Brooke arrives, wearing half of a lovely outfit. She takes Darvid away for a chat, which is a huge win for Darvid because he doesn’t have to stay behind and listen to Carissa’s interminable whining.
Carissa interrupts Brooke’s conversation with Darvid, because she simply has to tell Brooke how she feels. As Brooke tries to remember Carissa’s name, Carissa tells her that she’s totally into Brooke and as such it is quite difficult to see her repeatedly making out with other people. This is unprecedented: nobody could possibly have predicted that going on The Bachelorette would result in such a scenario.

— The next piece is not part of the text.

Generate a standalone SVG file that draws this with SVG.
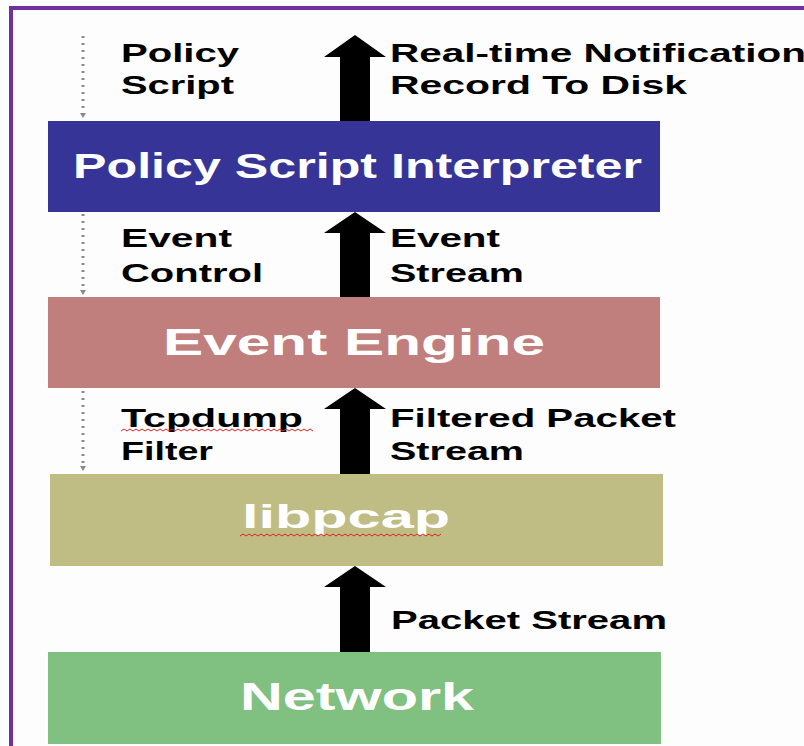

Carissa explains that she doesn’t think she can continue with the completely insane idiocy of this show. This makes Brooke tear up, so apparently it’s approximately as emotional as a ride in a fighter jet. Brooke thought she had a real connection with Carissa, so the revelation that Carissa is a normal person who doesn’t want to engage in a nauseating perversion of human relationships has come as quite a shock. That’s Brooke’s full-time job after all.
Brooke comes out and informs the other suitors that Carissa has left after outing herself as a sane human being. Everyone is shocked that anyone would give up the chance to potentially co-host Studio 10. Brooke goes to bed, teetering on the brink of self-awareness.